WHAT YOU ARE ASKED TO DO ::
The material below holds pictures; leave them out and reproduce exactly the lines from the one with "Write the Bokeh code for this chart." through the one with "import math", inclusive.

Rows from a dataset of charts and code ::
◆ ◆ ◆ ◆ ◆

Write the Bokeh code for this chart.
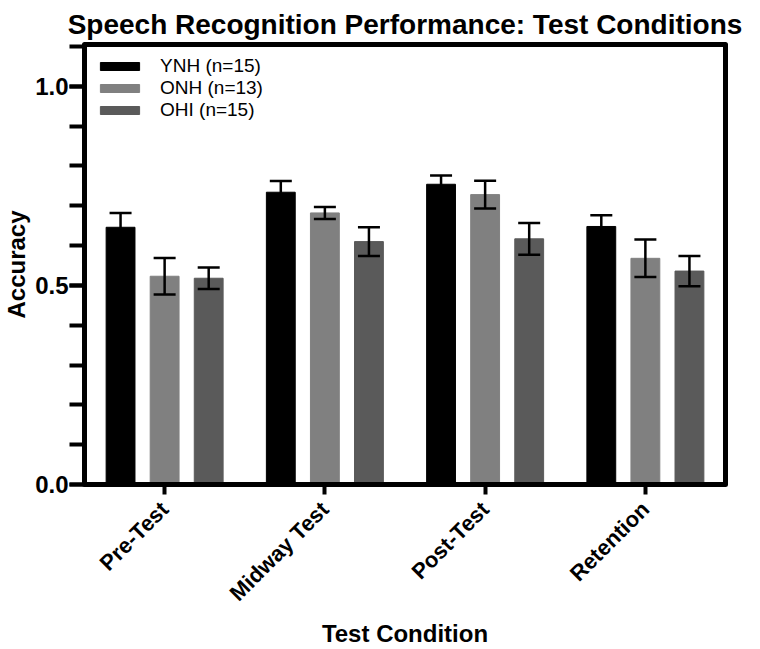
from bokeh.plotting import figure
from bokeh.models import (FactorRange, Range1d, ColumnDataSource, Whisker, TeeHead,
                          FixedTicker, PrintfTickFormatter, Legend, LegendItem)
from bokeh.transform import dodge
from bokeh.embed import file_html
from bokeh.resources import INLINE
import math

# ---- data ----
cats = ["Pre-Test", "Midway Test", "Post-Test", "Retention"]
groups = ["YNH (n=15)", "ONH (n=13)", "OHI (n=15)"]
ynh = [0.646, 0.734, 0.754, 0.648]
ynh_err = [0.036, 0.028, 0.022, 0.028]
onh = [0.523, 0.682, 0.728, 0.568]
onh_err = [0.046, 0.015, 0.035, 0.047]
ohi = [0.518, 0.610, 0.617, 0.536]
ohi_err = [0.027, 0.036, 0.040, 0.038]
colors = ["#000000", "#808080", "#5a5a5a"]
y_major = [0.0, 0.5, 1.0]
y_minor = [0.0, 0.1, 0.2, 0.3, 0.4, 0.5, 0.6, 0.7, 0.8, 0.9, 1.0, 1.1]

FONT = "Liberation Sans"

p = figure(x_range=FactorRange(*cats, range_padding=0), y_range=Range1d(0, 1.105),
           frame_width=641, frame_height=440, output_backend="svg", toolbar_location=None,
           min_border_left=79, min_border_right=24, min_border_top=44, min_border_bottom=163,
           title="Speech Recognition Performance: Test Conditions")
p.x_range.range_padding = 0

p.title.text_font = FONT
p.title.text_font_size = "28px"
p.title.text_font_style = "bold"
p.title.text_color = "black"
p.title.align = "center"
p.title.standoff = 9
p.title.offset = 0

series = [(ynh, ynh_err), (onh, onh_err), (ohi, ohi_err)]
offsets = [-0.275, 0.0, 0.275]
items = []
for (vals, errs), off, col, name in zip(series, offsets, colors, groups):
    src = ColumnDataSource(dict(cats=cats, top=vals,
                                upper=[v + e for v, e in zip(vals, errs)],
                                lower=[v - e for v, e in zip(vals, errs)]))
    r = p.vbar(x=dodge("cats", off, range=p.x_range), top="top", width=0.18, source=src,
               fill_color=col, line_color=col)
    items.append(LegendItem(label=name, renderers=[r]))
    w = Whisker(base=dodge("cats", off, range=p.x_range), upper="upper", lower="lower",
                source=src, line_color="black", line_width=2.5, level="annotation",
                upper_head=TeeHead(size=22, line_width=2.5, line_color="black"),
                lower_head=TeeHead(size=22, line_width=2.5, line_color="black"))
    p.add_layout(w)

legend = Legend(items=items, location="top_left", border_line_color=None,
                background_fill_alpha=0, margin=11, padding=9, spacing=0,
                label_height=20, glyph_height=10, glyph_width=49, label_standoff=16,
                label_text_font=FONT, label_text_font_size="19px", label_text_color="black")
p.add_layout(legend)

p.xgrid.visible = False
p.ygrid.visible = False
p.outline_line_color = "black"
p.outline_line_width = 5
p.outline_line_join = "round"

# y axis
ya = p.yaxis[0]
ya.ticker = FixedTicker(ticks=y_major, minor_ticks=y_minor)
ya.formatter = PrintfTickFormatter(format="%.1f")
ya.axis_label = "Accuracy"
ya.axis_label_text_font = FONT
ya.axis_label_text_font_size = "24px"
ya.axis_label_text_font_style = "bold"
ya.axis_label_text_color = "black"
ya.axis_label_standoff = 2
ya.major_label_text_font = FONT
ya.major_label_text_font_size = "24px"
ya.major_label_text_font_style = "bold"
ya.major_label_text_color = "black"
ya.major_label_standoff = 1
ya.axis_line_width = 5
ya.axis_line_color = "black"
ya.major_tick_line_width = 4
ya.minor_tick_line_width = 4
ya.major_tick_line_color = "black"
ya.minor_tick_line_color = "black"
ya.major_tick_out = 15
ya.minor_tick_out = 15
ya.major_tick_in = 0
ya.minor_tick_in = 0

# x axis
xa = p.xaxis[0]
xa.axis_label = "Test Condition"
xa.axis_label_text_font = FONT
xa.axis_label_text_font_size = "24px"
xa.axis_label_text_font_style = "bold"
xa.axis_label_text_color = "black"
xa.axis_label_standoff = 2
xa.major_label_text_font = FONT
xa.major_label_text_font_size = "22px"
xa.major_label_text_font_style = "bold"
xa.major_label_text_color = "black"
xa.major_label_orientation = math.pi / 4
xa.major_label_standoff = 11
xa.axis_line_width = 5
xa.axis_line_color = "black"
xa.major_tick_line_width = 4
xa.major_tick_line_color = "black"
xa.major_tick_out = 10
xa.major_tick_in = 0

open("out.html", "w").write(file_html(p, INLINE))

◆ ◆ ◆ ◆ ◆

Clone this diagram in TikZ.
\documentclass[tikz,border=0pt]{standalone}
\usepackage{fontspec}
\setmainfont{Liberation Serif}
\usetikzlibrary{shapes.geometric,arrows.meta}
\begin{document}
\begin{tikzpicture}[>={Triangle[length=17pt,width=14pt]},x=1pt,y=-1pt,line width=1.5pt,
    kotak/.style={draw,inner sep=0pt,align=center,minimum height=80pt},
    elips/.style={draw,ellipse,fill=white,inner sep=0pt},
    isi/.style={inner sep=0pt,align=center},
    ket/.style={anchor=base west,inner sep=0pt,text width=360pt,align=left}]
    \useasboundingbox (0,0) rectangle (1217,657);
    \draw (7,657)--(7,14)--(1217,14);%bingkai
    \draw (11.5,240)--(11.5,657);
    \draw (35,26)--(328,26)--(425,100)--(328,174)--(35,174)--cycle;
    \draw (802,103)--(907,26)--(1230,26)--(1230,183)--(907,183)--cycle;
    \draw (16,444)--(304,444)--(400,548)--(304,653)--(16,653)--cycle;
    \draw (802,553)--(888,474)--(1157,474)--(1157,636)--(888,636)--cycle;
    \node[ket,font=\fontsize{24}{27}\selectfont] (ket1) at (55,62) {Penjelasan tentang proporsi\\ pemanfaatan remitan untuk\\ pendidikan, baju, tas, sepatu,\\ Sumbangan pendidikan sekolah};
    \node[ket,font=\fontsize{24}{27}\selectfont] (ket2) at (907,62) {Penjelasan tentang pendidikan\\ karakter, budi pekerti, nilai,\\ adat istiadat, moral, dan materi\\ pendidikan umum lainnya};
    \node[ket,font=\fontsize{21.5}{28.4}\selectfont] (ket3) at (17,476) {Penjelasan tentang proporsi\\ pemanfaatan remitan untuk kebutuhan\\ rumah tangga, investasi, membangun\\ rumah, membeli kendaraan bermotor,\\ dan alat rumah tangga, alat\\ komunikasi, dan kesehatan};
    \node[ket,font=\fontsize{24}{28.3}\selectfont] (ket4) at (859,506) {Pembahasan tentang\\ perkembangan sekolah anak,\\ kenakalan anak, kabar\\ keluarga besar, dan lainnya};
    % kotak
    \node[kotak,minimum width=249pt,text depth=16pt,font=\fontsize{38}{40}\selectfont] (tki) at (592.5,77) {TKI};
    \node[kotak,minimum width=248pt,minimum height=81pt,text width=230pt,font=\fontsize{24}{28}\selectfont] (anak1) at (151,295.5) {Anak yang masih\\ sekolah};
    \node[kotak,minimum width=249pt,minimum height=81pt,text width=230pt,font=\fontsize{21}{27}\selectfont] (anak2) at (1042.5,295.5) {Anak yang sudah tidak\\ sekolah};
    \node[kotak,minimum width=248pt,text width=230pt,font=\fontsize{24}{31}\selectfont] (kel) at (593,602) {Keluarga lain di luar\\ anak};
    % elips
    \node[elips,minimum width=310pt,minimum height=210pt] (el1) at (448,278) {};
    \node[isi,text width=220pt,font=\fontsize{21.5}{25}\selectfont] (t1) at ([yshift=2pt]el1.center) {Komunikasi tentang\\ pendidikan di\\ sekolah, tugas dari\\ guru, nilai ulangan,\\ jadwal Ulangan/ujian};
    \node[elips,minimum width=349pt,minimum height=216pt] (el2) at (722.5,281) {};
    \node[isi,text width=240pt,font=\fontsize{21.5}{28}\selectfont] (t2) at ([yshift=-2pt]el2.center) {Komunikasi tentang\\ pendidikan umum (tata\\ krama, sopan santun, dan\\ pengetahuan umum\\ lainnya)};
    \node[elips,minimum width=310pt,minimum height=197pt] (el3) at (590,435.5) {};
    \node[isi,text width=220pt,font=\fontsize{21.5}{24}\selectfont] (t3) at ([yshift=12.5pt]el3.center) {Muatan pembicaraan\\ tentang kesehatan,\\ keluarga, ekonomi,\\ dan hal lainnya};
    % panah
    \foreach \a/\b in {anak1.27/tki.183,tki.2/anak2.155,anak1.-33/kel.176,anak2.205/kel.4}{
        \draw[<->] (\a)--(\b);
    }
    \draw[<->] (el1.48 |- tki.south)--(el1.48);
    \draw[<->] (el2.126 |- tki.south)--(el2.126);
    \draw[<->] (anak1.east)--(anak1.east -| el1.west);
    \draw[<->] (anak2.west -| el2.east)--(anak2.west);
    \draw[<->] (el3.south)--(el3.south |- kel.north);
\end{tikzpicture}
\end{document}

◆ ◆ ◆ ◆ ◆

COMPLETED EXERCISE ::
Write the Bokeh code for this chart.
from bokeh.plotting import figure
from bokeh.models import (FactorRange, Range1d, ColumnDataSource, Whisker, TeeHead,
                          FixedTicker, PrintfTickFormatter, Legend, LegendItem)
from bokeh.transform import dodge
from bokeh.embed import file_html
from bokeh.resources import INLINE
import math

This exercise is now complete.